In fact, according to University of Tennessee professor Rosalind Hackett, religious harassment claims are second only to complaints about sexual harassment. "This is the second most problematic issue in the workplace," she said. Knoxville News Sentinel
What's life like as a Muslim-American?
A new eight-part series on TLC that premieres November 13 will try to answer that question by following the lives of five very different Muslim-American families. The show, "All-American Muslim", was filmed in Dearborn, Michigan, a suburb of Detroit that's known for its large Arab-American population.
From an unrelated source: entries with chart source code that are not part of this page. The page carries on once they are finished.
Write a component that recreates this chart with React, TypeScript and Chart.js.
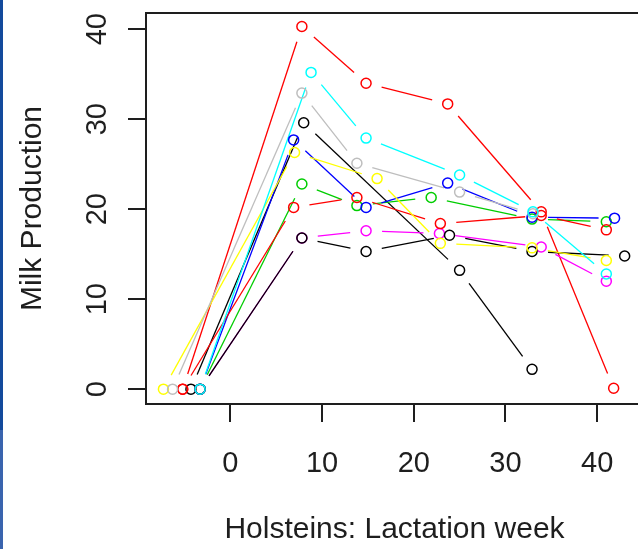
import React, { useEffect, useRef } from "react";
import { Chart, registerables } from "chart.js";

Chart.register(...registerables);

// ---- tick labels ----
const xTicks = [0, 10, 20, 30, 40];
const yTicks = [0, 10, 20, 30, 40];

// ---- series (lactation week, milk production) ----
const blackAWeeks = [-4.3, 8.0, 25.0, 32.9];
const blackAMilk = [0, 29.6, 13.2, 2.2];

const redAWeeks = [-5.2, 7.8, 14.8, 23.7, 33.9, 41.8];
const redAMilk = [0, 40.3, 34.0, 31.7, 19.7, 0.1];

const greenWeeks = [-3.3, 7.8, 13.8, 21.9, 32.9, 41.0];
const greenMilk = [0, 22.8, 20.4, 21.3, 18.9, 18.6];

const blueWeeks = [-3.3, 6.9, 14.8, 23.7, 32.9, 41.9];
const blueMilk = [0, 27.7, 20.2, 22.9, 19.1, 19.0];

const magentaWeeks = [-3.3, 7.8, 14.8, 22.8, 33.9, 41.0];
const magentaMilk = [0, 16.8, 17.6, 17.3, 15.8, 12.0];

const blackBWeeks = [-3.3, 7.8, 14.8, 23.9, 32.9, 43.0];
const blackBMilk = [0, 16.8, 15.3, 17.1, 15.3, 14.8];

const redBWeeks = [-5.2, 6.9, 13.8, 22.9, 33.9, 41.0];
const redBMilk = [0, 20.2, 21.3, 18.4, 19.3, 17.7];

const yellowWeeks = [-7.3, 7.0, 16.0, 22.9, 32.9, 41.0];
const yellowMilk = [0, 26.3, 23.4, 16.2, 15.7, 14.3];

const grayWeeks = [-6.3, 7.8, 13.8, 25.0, 33.0];
const grayMilk = [0, 32.9, 25.1, 21.9, 19.5];

const cyanWeeks = [-3.3, 8.8, 14.8, 25.0, 33.0, 41.0];
const cyanMilk = [0, 35.2, 27.9, 23.8, 19.7, 12.8];

// listed in painting order (first = bottom, last = top)
const seriesLabels = ["cow1", "cow2", "cow3", "cow4", "cow5", "cow6", "cow7", "cow8", "cow9", "cow10"];
const seriesColors = [
  "#000000",
  "#FF0000",
  "#00CD00",
  "#0000FF",
  "#FF00FF",
  "#000000",
  "#FF0000",
  "#FFFF00",
  "#BEBEBE",
  "#00FFFF",
];
const seriesWeeks = [blackAWeeks, redAWeeks, greenWeeks, blueWeeks, magentaWeeks, blackBWeeks, redBWeeks, yellowWeeks, grayWeeks, cyanWeeks];
const seriesMilk = [blackAMilk, redAMilk, greenMilk, blueMilk, magentaMilk, blackBMilk, redBMilk, yellowMilk, grayMilk, cyanMilk];

const FONT = "'Liberation Sans', Arial, Helvetica, sans-serif";
const INK = "#1e1e1e";
const GAP = 16;

const gapLines = {
  id: "gapLines",
  beforeDatasetsDraw(chart: any) {
    const ctx = chart.ctx;
    const a = chart.chartArea;
    ctx.save();
    ctx.beginPath();
    ctx.rect(a.left, a.top, a.right - a.left, a.bottom - a.top);
    ctx.clip();
    const n = chart.data.datasets.length;
    // paint lines bottom-to-top in the same order as the markers
    for (let di = n - 1; di >= 0; di--) {
      const ds: any = chart.data.datasets[di];
      const pts = chart.getDatasetMeta(di).data;
      ctx.strokeStyle = ds.borderColor;
      ctx.lineWidth = 1.3;
      for (let i = 0; i < pts.length - 1; i++) {
        const p0 = pts[i];
        const p1 = pts[i + 1];
        const dx = p1.x - p0.x;
        const dy = p1.y - p0.y;
        const len = Math.hypot(dx, dy);
        if (len <= 2 * GAP) continue;
        const ux = dx / len;
        const uy = dy / len;
        ctx.beginPath();
        ctx.moveTo(p0.x + ux * GAP, p0.y + uy * GAP);
        ctx.lineTo(p1.x - ux * GAP, p1.y - uy * GAP);
        ctx.stroke();
      }
    }
    ctx.restore();
  },
};

const boxPlugin = {
  id: "boxPlugin",
  afterDraw(chart: any) {
    const ctx = chart.ctx;
    const a = chart.chartArea;
    ctx.save();
    ctx.strokeStyle = INK;
    ctx.lineWidth = 2;
    ctx.strokeRect(a.left, a.top, a.right - a.left, a.bottom - a.top);
    ctx.restore();
  },
};

export default function App() {
  const ref = useRef<HTMLCanvasElement>(null);

  useEffect(() => {
    if (!ref.current) return;
    // Chart.js paints dataset 0 on top, so reverse the painting order
    const datasets = seriesLabels
      .map((label, i) => ({
        label,
        data: seriesWeeks[i].map((w, j) => ({ x: w, y: seriesMilk[i][j] })),
        borderColor: seriesColors[i],
        pointBorderColor: seriesColors[i],
        pointBackgroundColor: "rgba(0,0,0,0)",
        pointRadius: 5,
        pointHoverRadius: 5,
        pointBorderWidth: 1.5,
        showLine: false,
      }))
      .reverse();

    const chart = new Chart(ref.current, {
      type: "scatter",
      data: { datasets },
      plugins: [gapLines, boxPlugin],
      options: {
        responsive: false,
        animation: false,
        devicePixelRatio: 1,
        layout: { padding: { top: 13, right: 17, left: 0, bottom: 0 } },
        plugins: { legend: { display: false }, tooltip: { enabled: false } },
        scales: {
          x: {
            type: "linear",
            min: -9.2,
            max: 45,
            afterBuildTicks: (s: any) => {
              s.ticks = xTicks.map((v) => ({ value: v }));
            },
            afterFit: (s: any) => {
              s.height = 145;
              s.paddingLeft = 0;
              s.paddingRight = 0;
            },
            grid: { drawOnChartArea: false, drawTicks: true, tickLength: 18, lineWidth: 2, color: INK },
            border: { display: false },
            ticks: { font: { family: FONT, size: 29 }, color: INK, padding: 25, autoSkip: false, minRotation: 0, maxRotation: 0 },
            title: {
              display: true,
              text: "Holsteins: Lactation week",
              font: { family: FONT, size: 30 },
              color: INK,
              padding: { top: 0, bottom: 1 },
            },
          },
          y: {
            type: "linear",
            min: -1.65,
            max: 41.8,
            afterBuildTicks: (s: any) => {
              s.ticks = yTicks.map((v) => ({ value: v }));
            },
            afterFit: (s: any) => {
              s.width = 146;
              s.paddingTop = 0;
              s.paddingBottom = 0;
            },
            grid: { drawOnChartArea: false, drawTicks: true, tickLength: 18, lineWidth: 2, color: INK },
            border: { display: false },
            ticks: {
              font: { family: FONT, size: 29 },
              color: INK,
              padding: 14,
              autoSkip: false,
              minRotation: 90,
              maxRotation: 90,
              crossAlign: "center",
            },
            title: {
              display: true,
              text: "Milk Production",
              font: { family: FONT, size: 30 },
              color: INK,
              padding: { top: 15, bottom: 0 },
            },
          },
        },
      } as any,
    });
    return () => chart.destroy();
  }, []);

  return (
    <div style={{ position: "fixed", left: 0, top: 0, width: 638, height: 549, overflow: "hidden", background: "#fff" }}>
      <canvas ref={ref} width={660} height={549} style={{ display: "block" }} />
      <div
        style={{
          position: "absolute",
          left: 0,
          top: 0,
          width: 3,
          height: 549,
          background: "linear-gradient(#134a9c 0px, #134a9c 430px, #3a64ae 430px, #3a64ae 549px)",
        }}
      />
    </div>
  );
}
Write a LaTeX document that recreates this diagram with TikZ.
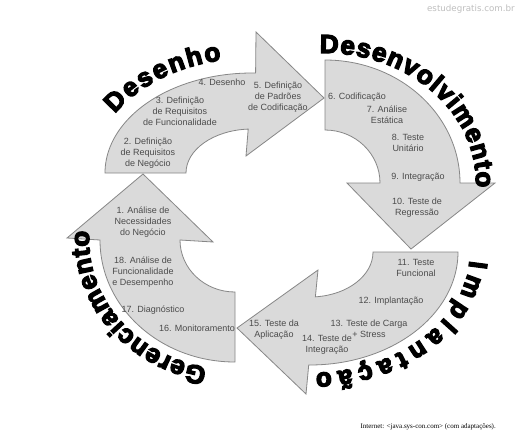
\documentclass[tikz,border=0pt]{standalone}
\usepackage{fontspec}
\usetikzlibrary{calc,decorations.text}
\newfontfamily\lblfont{Liberation Sans}
\newfontfamily\titlefont[FakeBold=5]{Liberation Sans Bold}
\newfontfamily\srcfont{Liberation Serif}
\newfontfamily\wmfont{DejaVu Sans}
\definecolor{arrowfill}{RGB}{218,218,218}
\definecolor{arrowline}{RGB}{135,135,135}
\definecolor{labeltext}{RGB}{75,75,75}
\tikzset{
  bigarrow/.style={fill=arrowfill,draw=arrowline,line width=0.8pt,line join=miter},
  lbl/.style={font=\lblfont\fontsize{9}{11}\selectfont,text=labeltext,align=center,inner sep=0pt},
  phase/.style={decorate,decoration={text along path,text align={fit to path},
    text={|\titlefont\fontsize{26}{26}\selectfont|#1}}}
}

\begin{document}
\begin{tikzpicture}[x=1pt,y=1pt]
  \fill[white] (0,0) rectangle (519,-437);
  \useasboundingbox (0,0) rectangle (519,-437);
  % centres of the four quarter-ellipse arrows, clockwise from top left
  \coordinate (c1) at (252,-173);
  \coordinate (c2) at (325,-183);
  \coordinate (c3) at (310,-252);
  \coordinate (c4) at (235,-240);

  \draw[bigarrow] ([shift={(c1)}]180:66 and 44) -- ([shift={(c1)}]180:147 and 100)
    arc[start angle=180,end angle=88.6,x radius=147,y radius=100]
    -- (256,-32) -- (324,-98) -- (246,-156) -- ([shift={(c1)}]93.3:66 and 44)
    arc[start angle=93.3,end angle=180,x radius=66,y radius=44] -- cycle;
  \draw[bigarrow] ([shift={(c2)}]90:55 and 53) -- ([shift={(c2)}]90:135 and 123)
    arc[start angle=90,end angle=0,x radius=135,y radius=123]
    -- (495,-183) -- (411,-249) -- (347,-183) -- ([shift={(c2)}]0:55 and 53)
    arc[start angle=0,end angle=90,x radius=55,y radius=53] -- cycle;
  \draw[bigarrow] ([shift={(c3)}]0:63 and 45) -- ([shift={(c3)}]0:148 and 113)
    arc[start angle=0,end angle=-90.5,x radius=148,y radius=113]
    -- (306,-394) -- (237,-328) -- (318,-270) -- ([shift={(c3)}]-85.1:63 and 45)
    arc[start angle=-85.1,end angle=0,x radius=63,y radius=45] -- cycle;
  \draw[bigarrow] ([shift={(c4)}]-90:55 and 52) -- ([shift={(c4)}]-90:135 and 122)
    arc[start angle=-90,end angle=-180,x radius=135,y radius=122]
    -- (67,-238) -- (143,-174) -- (213,-242) -- ([shift={(c4)}]180:55 and 52)
    arc[start angle=180,end angle=270,x radius=55,y radius=52] -- cycle;

  % phase names run clockwise just outside each arrow
  \path[phase=Desenho] ([shift={(c1)}]149:160 and 115)
    arc[start angle=149,end angle=101,x radius=160,y radius=115];
  \path[phase=Desenvolvimento] ([shift={(c2)}]92:151 and 130)
    arc[start angle=92,end angle=-2,x radius=151,y radius=130];
  \path[phase=Implantação] ([shift={(c3)}]-4:160 and 121)
    arc[start angle=-4,end angle=-88,x radius=160,y radius=121];
  \path[phase=Gerenciamento] ([shift={(c4)}]259:146 and 130)
    arc[start angle=259,end angle=176,x radius=146,y radius=130];

  \foreach \n/\x/\y/\t in {
    1/143/222/{1. Análise de\\Necessidades\\do Negócio},
    2/148/153/{2. Definição\\de Requisitos\\de Negócio},
    3/180/111/{3. Definição\\de Requisitos\\de Funcionalidade},
    4/222/82/{4. Desenho},
    5/278/97/{5. Definição\\de Padrões\\de Codificação},
    6/357/97/{6. Codificação},
    7/387/115/{7. Análise\\Estática},
    8/408/143/{8. Teste\\Unitário},
    9/418/177/{9. Integração},
    10/417/208/{10. Teste de\\Regressão},
    11/416/268/{11. Teste\\Funcional},
    12/391/301/{12. Implantação},
    13/369/329/{13. Teste de Carga\\+ Stress},
    14/327/345/{14. Teste de\\Integração},
    15/274/330/{15. Teste da\\Aplicação},
    16/197/328/{16. Monitoramento},
    17/153/310/{17. Diagnóstico},
    18/143/272/{18. Análise de\\Funcionalidade\\e Desempenho}}
    \node[lbl] (step\n) at (\x,-\y) {\t};

  \node[font=\srcfont\fontsize{7}{8}\selectfont,anchor=east,inner sep=0pt] (source)
    at (496,-427) {Internet: <java.sys-con.com> (com adaptações).};
  \node[font=\wmfont\fontsize{8.7}{10}\selectfont,text=black!25,anchor=east,inner sep=0pt] (mark)
    at (515,-9) {estudegratis.com.br};
\end{tikzpicture}
\end{document}
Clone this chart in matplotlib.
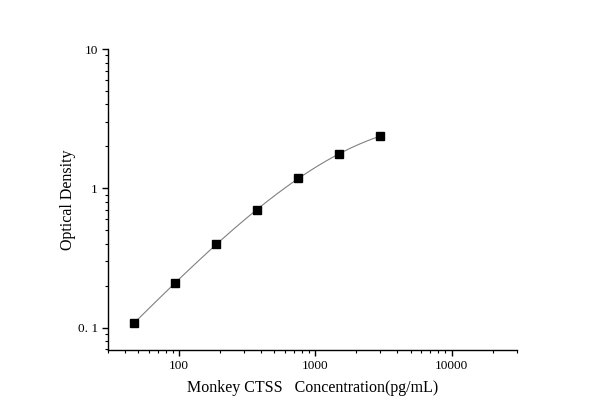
import numpy as np
import matplotlib
matplotlib.use("Agg")
import matplotlib.pyplot as plt
from matplotlib.ticker import LogLocator, FixedLocator, FixedFormatter, NullFormatter

conc = [46.875, 93.75, 187.5, 375, 750, 1500, 3000]
od = [0.108, 0.21, 0.397, 0.70, 1.185, 1.77, 2.37]
xticks = [100, 1000, 10000]
xticklabels = ["100", "1000", "10000"]
yticks = [0.1, 1, 10]
yticklabels = ["0. 1", "1", "10"]

plt.rcParams['font.family'] = ['Liberation Serif', 'DejaVu Serif']

fig = plt.figure(figsize=(6, 4.19), dpi=100)
ax = fig.add_axes([0.1795, 0.1647, 0.6815, 0.7183])

# fitted curve in log-log space
lx = np.log10(conc)
ly = np.log10(od)
coef = np.polyfit(lx, ly, 3)
xs = np.linspace(lx[0], lx[-1], 200)
ax.plot(10**xs, 10**np.polyval(coef, xs), color='#808080', lw=0.8, zorder=1)
ax.plot(conc, od, 's', color='black', ms=5.2, zorder=2)

ax.set_xscale('log')
ax.set_yscale('log')
ax.set_xlim(30, 30000)
ax.set_ylim(0.0692, 10)

ax.xaxis.set_major_locator(FixedLocator(xticks))
ax.xaxis.set_major_formatter(FixedFormatter(xticklabels))
ax.yaxis.set_major_locator(FixedLocator(yticks))
ax.yaxis.set_major_formatter(FixedFormatter(yticklabels))
ax.xaxis.set_minor_locator(LogLocator(base=10, subs=np.arange(2, 10), numticks=20))
ax.yaxis.set_minor_locator(LogLocator(base=10, subs=np.arange(2, 10), numticks=20))
ax.xaxis.set_minor_formatter(NullFormatter())
ax.yaxis.set_minor_formatter(NullFormatter())

for s in ['top', 'right']:
    ax.spines[s].set_visible(False)
for s in ['left', 'bottom']:
    ax.spines[s].set_linewidth(1.0)

ax.tick_params(which='major', direction='out', length=4, width=1, labelsize=9.5, pad=3)
ax.tick_params(which='minor', direction='out', length=2.5, width=0.8)

ax.set_xlabel("Monkey CTSS   Concentration(pg/mL)", fontsize=11.5, labelpad=6)
ax.set_ylabel("Optical Density", fontsize=11.5, labelpad=1)

fig.savefig("out.png", dpi=100)
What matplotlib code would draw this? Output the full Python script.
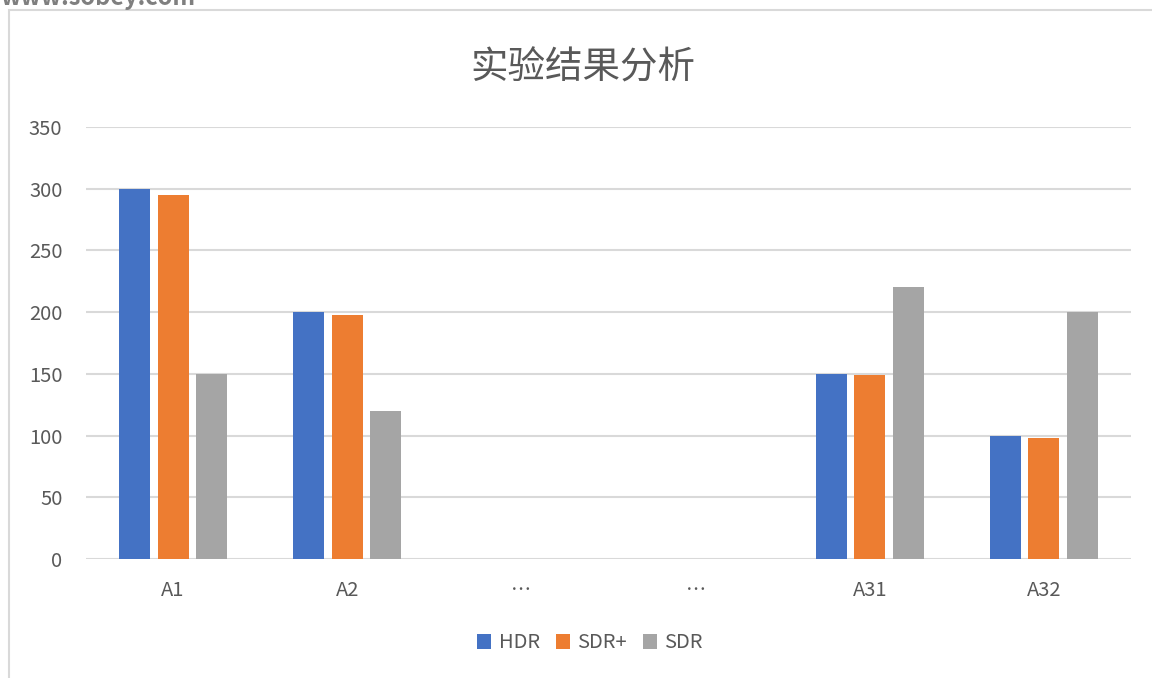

It promises to go "inside the rarely seen world of American Muslims to uncover a unique community struggling to balance faith and nationality in a post 9/11 world," according to a press release. Huffington Post
A Florida judge can rely on Islamic law to decide a case involving a local mosque, an appeals court has ruled.
The Florida 2nd District Court of Appeal dismissed without comment a petition to prevent Hillsborough Judge Richard Nielsen from invoking Islamic law, The St. Petersburg Times reported Tuesday.